:: Request ::
Images are excluded; otherwise, output every record exactly.

____________________

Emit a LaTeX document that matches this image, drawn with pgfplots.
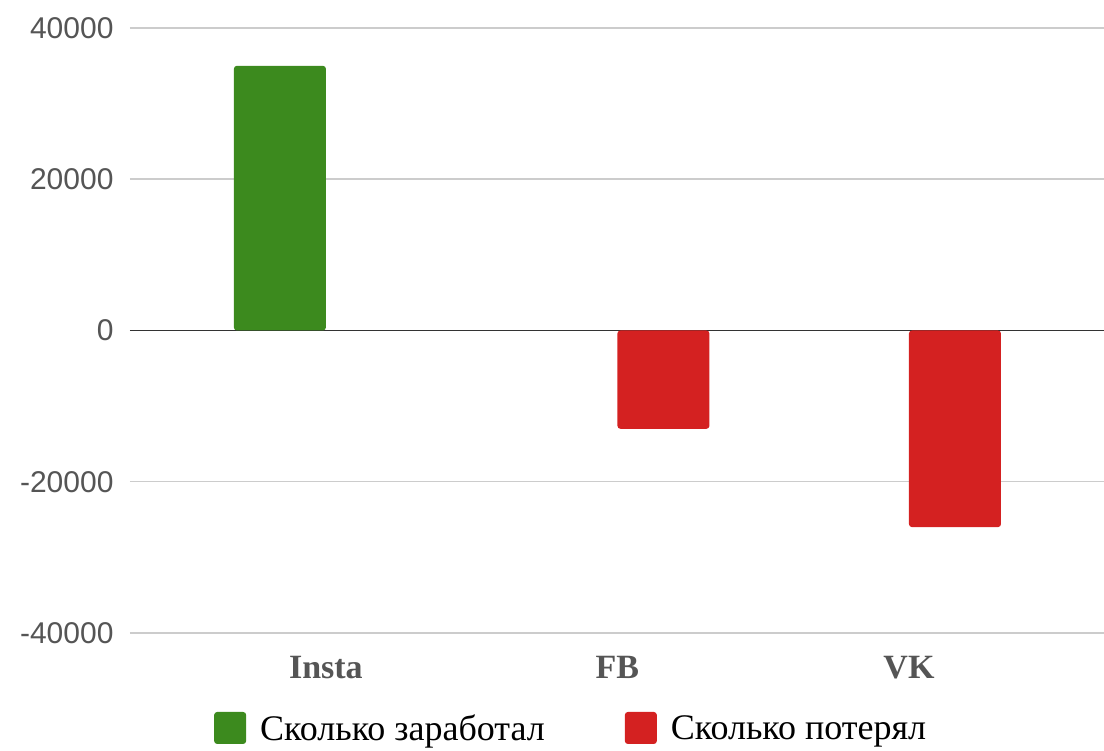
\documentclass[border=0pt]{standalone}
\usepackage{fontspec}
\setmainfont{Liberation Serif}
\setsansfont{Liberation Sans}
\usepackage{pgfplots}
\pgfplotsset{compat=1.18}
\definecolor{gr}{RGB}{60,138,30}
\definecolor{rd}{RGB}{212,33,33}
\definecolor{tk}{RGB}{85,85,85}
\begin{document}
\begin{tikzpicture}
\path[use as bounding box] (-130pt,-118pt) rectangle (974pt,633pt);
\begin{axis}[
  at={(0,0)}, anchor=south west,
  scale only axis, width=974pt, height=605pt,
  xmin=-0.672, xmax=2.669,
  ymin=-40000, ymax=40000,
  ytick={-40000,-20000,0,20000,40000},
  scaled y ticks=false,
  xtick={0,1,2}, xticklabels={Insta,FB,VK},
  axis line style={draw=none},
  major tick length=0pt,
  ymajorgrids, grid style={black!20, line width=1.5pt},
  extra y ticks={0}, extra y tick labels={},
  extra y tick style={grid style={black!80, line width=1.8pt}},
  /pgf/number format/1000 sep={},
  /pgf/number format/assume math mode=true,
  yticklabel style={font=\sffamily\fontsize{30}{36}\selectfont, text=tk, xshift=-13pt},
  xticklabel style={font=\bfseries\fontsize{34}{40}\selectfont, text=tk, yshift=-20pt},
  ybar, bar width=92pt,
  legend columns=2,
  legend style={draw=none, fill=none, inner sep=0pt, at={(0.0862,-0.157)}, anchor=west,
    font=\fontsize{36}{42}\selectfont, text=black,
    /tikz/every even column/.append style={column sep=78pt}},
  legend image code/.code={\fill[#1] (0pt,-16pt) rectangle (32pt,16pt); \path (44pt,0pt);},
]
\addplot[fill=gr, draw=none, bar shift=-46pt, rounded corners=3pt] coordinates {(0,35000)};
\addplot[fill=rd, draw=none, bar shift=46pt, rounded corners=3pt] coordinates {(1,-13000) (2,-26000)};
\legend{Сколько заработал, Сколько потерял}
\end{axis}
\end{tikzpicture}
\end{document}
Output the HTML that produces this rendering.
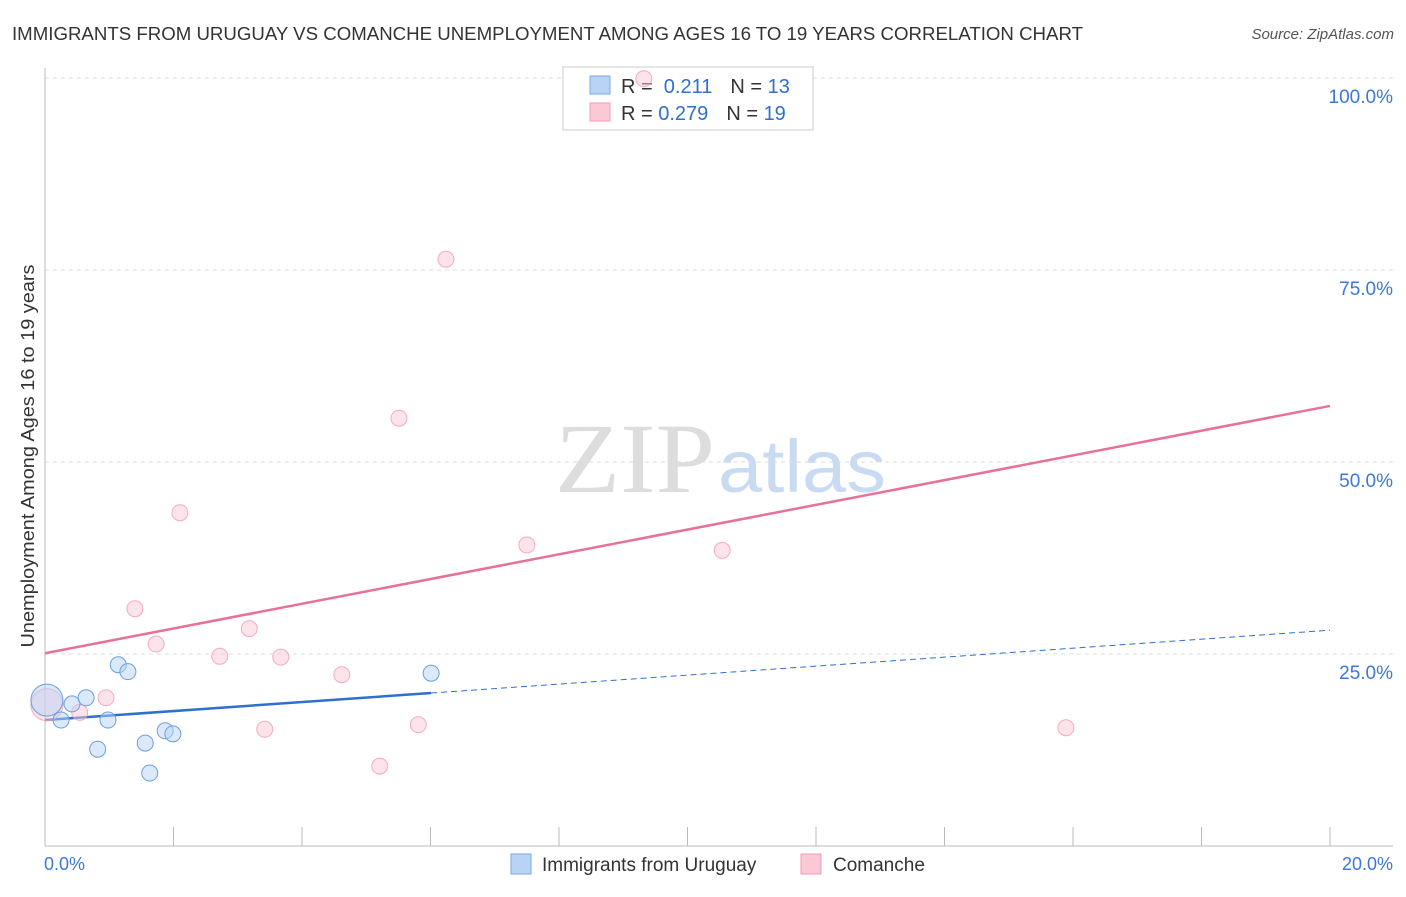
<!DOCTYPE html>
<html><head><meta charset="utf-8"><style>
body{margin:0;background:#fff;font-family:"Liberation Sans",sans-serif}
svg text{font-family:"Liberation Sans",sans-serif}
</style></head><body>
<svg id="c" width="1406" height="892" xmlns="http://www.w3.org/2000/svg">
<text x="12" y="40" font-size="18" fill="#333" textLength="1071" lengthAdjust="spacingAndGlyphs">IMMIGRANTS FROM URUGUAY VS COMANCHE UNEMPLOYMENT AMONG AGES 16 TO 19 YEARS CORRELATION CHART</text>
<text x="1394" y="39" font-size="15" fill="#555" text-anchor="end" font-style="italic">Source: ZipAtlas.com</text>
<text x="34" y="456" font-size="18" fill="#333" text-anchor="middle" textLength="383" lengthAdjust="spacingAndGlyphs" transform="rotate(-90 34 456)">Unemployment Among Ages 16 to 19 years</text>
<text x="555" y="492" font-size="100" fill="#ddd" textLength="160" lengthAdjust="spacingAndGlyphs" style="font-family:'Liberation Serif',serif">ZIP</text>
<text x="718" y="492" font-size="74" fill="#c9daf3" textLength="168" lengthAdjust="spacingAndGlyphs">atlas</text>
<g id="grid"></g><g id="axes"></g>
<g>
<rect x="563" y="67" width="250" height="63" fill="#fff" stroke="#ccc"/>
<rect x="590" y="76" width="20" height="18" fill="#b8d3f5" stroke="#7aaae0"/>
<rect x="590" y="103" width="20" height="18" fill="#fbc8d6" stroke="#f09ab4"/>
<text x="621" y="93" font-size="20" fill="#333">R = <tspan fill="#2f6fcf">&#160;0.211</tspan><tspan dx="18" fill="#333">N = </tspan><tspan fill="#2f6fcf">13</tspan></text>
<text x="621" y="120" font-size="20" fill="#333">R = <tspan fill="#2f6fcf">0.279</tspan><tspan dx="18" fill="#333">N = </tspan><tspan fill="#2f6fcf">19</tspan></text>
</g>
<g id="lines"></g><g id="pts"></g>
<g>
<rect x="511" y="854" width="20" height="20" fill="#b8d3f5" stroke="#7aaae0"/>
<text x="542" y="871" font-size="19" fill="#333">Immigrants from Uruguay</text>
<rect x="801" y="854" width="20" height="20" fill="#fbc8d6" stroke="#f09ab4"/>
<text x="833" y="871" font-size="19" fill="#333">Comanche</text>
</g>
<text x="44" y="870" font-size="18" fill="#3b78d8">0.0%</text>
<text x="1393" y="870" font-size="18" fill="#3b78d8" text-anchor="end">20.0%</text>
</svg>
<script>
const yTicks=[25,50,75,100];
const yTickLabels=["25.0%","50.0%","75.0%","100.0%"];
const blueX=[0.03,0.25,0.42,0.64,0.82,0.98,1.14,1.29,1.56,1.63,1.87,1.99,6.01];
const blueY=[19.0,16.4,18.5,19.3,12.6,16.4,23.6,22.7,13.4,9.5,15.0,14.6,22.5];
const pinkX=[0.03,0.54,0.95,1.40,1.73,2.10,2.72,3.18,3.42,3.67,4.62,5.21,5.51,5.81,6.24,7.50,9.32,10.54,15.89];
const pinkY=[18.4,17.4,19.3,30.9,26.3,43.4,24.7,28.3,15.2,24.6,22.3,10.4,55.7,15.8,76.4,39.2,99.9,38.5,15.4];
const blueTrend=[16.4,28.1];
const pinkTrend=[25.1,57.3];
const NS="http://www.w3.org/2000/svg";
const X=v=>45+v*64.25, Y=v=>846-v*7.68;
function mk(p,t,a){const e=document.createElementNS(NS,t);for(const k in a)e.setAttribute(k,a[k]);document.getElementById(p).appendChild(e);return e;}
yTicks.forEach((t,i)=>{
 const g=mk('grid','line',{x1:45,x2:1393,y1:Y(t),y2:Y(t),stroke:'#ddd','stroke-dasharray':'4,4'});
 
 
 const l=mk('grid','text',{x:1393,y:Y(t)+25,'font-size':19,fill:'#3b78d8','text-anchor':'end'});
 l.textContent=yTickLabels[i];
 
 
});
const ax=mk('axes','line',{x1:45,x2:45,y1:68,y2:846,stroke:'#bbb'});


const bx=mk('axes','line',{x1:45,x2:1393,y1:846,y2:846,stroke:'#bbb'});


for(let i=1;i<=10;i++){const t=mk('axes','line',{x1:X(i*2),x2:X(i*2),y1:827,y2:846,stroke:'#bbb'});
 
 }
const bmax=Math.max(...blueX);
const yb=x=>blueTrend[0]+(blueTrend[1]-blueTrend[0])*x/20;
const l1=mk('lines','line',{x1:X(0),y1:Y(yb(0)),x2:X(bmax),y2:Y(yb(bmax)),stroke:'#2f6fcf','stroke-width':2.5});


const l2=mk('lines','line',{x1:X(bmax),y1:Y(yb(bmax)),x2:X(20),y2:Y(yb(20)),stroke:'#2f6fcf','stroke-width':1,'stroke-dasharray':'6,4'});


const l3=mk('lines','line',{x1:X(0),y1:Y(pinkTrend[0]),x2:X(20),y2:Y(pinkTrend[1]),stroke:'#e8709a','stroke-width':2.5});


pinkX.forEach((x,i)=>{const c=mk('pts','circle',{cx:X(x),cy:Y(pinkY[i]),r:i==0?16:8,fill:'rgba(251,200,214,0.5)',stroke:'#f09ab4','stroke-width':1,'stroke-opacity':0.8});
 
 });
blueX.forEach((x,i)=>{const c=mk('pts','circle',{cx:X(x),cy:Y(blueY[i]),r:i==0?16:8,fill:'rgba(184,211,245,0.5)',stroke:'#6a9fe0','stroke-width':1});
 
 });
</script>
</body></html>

____________________

:: Reply to the task ::
Emit a LaTeX document that matches this image, drawn with pgfplots.
\documentclass[border=0pt]{standalone}
\usepackage{fontspec}
\setmainfont{Liberation Serif}
\setsansfont{Liberation Sans}
\usepackage{pgfplots}
\pgfplotsset{compat=1.18}
\definecolor{gr}{RGB}{60,138,30}
\definecolor{rd}{RGB}{212,33,33}
\definecolor{tk}{RGB}{85,85,85}
\begin{document}
\begin{tikzpicture}
\path[use as bounding box] (-130pt,-118pt) rectangle (974pt,633pt);
\begin{axis}[
  at={(0,0)}, anchor=south west,
  scale only axis, width=974pt, height=605pt,
  xmin=-0.672, xmax=2.669,
  ymin=-40000, ymax=40000,
  ytick={-40000,-20000,0,20000,40000},
  scaled y ticks=false,
  xtick={0,1,2}, xticklabels={Insta,FB,VK},
  axis line style={draw=none},
  major tick length=0pt,
  ymajorgrids, grid style={black!20, line width=1.5pt},
  extra y ticks={0}, extra y tick labels={},
  extra y tick style={grid style={black!80, line width=1.8pt}},
  /pgf/number format/1000 sep={},
  /pgf/number format/assume math mode=true,
  yticklabel style={font=\sffamily\fontsize{30}{36}\selectfont, text=tk, xshift=-13pt},
  xticklabel style={font=\bfseries\fontsize{34}{40}\selectfont, text=tk, yshift=-20pt},
  ybar, bar width=92pt,
  legend columns=2,
  legend style={draw=none, fill=none, inner sep=0pt, at={(0.0862,-0.157)}, anchor=west,
    font=\fontsize{36}{42}\selectfont, text=black,
    /tikz/every even column/.append style={column sep=78pt}},
  legend image code/.code={\fill[#1] (0pt,-16pt) rectangle (32pt,16pt); \path (44pt,0pt);},
]
\addplot[fill=gr, draw=none, bar shift=-46pt, rounded corners=3pt] coordinates {(0,35000)};
\addplot[fill=rd, draw=none, bar shift=46pt, rounded corners=3pt] coordinates {(1,-13000) (2,-26000)};
\legend{Сколько заработал, Сколько потерял}
\end{axis}
\end{tikzpicture}
\end{document}
Output the HTML that produces this rendering.
<!DOCTYPE html>
<html><head><meta charset="utf-8"><style>
body{margin:0;background:#fff;font-family:"Liberation Sans",sans-serif}
svg text{font-family:"Liberation Sans",sans-serif}
</style></head><body>
<svg id="c" width="1406" height="892" xmlns="http://www.w3.org/2000/svg">
<text x="12" y="40" font-size="18" fill="#333" textLength="1071" lengthAdjust="spacingAndGlyphs">IMMIGRANTS FROM URUGUAY VS COMANCHE UNEMPLOYMENT AMONG AGES 16 TO 19 YEARS CORRELATION CHART</text>
<text x="1394" y="39" font-size="15" fill="#555" text-anchor="end" font-style="italic">Source: ZipAtlas.com</text>
<text x="34" y="456" font-size="18" fill="#333" text-anchor="middle" textLength="383" lengthAdjust="spacingAndGlyphs" transform="rotate(-90 34 456)">Unemployment Among Ages 16 to 19 years</text>
<text x="555" y="492" font-size="100" fill="#ddd" textLength="160" lengthAdjust="spacingAndGlyphs" style="font-family:'Liberation Serif',serif">ZIP</text>
<text x="718" y="492" font-size="74" fill="#c9daf3" textLength="168" lengthAdjust="spacingAndGlyphs">atlas</text>
<g id="grid"></g><g id="axes"></g>
<g>
<rect x="563" y="67" width="250" height="63" fill="#fff" stroke="#ccc"/>
<rect x="590" y="76" width="20" height="18" fill="#b8d3f5" stroke="#7aaae0"/>
<rect x="590" y="103" width="20" height="18" fill="#fbc8d6" stroke="#f09ab4"/>
<text x="621" y="93" font-size="20" fill="#333">R = <tspan fill="#2f6fcf">&#160;0.211</tspan><tspan dx="18" fill="#333">N = </tspan><tspan fill="#2f6fcf">13</tspan></text>
<text x="621" y="120" font-size="20" fill="#333">R = <tspan fill="#2f6fcf">0.279</tspan><tspan dx="18" fill="#333">N = </tspan><tspan fill="#2f6fcf">19</tspan></text>
</g>
<g id="lines"></g><g id="pts"></g>
<g>
<rect x="511" y="854" width="20" height="20" fill="#b8d3f5" stroke="#7aaae0"/>
<text x="542" y="871" font-size="19" fill="#333">Immigrants from Uruguay</text>
<rect x="801" y="854" width="20" height="20" fill="#fbc8d6" stroke="#f09ab4"/>
<text x="833" y="871" font-size="19" fill="#333">Comanche</text>
</g>
<text x="44" y="870" font-size="18" fill="#3b78d8">0.0%</text>
<text x="1393" y="870" font-size="18" fill="#3b78d8" text-anchor="end">20.0%</text>
</svg>
<script>
const yTicks=[25,50,75,100];
const yTickLabels=["25.0%","50.0%","75.0%","100.0%"];
const blueX=[0.03,0.25,0.42,0.64,0.82,0.98,1.14,1.29,1.56,1.63,1.87,1.99,6.01];
const blueY=[19.0,16.4,18.5,19.3,12.6,16.4,23.6,22.7,13.4,9.5,15.0,14.6,22.5];
const pinkX=[0.03,0.54,0.95,1.40,1.73,2.10,2.72,3.18,3.42,3.67,4.62,5.21,5.51,5.81,6.24,7.50,9.32,10.54,15.89];
const pinkY=[18.4,17.4,19.3,30.9,26.3,43.4,24.7,28.3,15.2,24.6,22.3,10.4,55.7,15.8,76.4,39.2,99.9,38.5,15.4];
const blueTrend=[16.4,28.1];
const pinkTrend=[25.1,57.3];
const NS="http://www.w3.org/2000/svg";
const X=v=>45+v*64.25, Y=v=>846-v*7.68;
function mk(p,t,a){const e=document.createElementNS(NS,t);for(const k in a)e.setAttribute(k,a[k]);document.getElementById(p).appendChild(e);return e;}
yTicks.forEach((t,i)=>{
 const g=mk('grid','line',{x1:45,x2:1393,y1:Y(t),y2:Y(t),stroke:'#ddd','stroke-dasharray':'4,4'});
 
 
 const l=mk('grid','text',{x:1393,y:Y(t)+25,'font-size':19,fill:'#3b78d8','text-anchor':'end'});
 l.textContent=yTickLabels[i];
 
 
});
const ax=mk('axes','line',{x1:45,x2:45,y1:68,y2:846,stroke:'#bbb'});


const bx=mk('axes','line',{x1:45,x2:1393,y1:846,y2:846,stroke:'#bbb'});


for(let i=1;i<=10;i++){const t=mk('axes','line',{x1:X(i*2),x2:X(i*2),y1:827,y2:846,stroke:'#bbb'});
 
 }
const bmax=Math.max(...blueX);
const yb=x=>blueTrend[0]+(blueTrend[1]-blueTrend[0])*x/20;
const l1=mk('lines','line',{x1:X(0),y1:Y(yb(0)),x2:X(bmax),y2:Y(yb(bmax)),stroke:'#2f6fcf','stroke-width':2.5});


const l2=mk('lines','line',{x1:X(bmax),y1:Y(yb(bmax)),x2:X(20),y2:Y(yb(20)),stroke:'#2f6fcf','stroke-width':1,'stroke-dasharray':'6,4'});


const l3=mk('lines','line',{x1:X(0),y1:Y(pinkTrend[0]),x2:X(20),y2:Y(pinkTrend[1]),stroke:'#e8709a','stroke-width':2.5});


pinkX.forEach((x,i)=>{const c=mk('pts','circle',{cx:X(x),cy:Y(pinkY[i]),r:i==0?16:8,fill:'rgba(251,200,214,0.5)',stroke:'#f09ab4','stroke-width':1,'stroke-opacity':0.8});
 
 });
blueX.forEach((x,i)=>{const c=mk('pts','circle',{cx:X(x),cy:Y(blueY[i]),r:i==0?16:8,fill:'rgba(184,211,245,0.5)',stroke:'#6a9fe0','stroke-width':1});
 
 });
</script>
</body></html>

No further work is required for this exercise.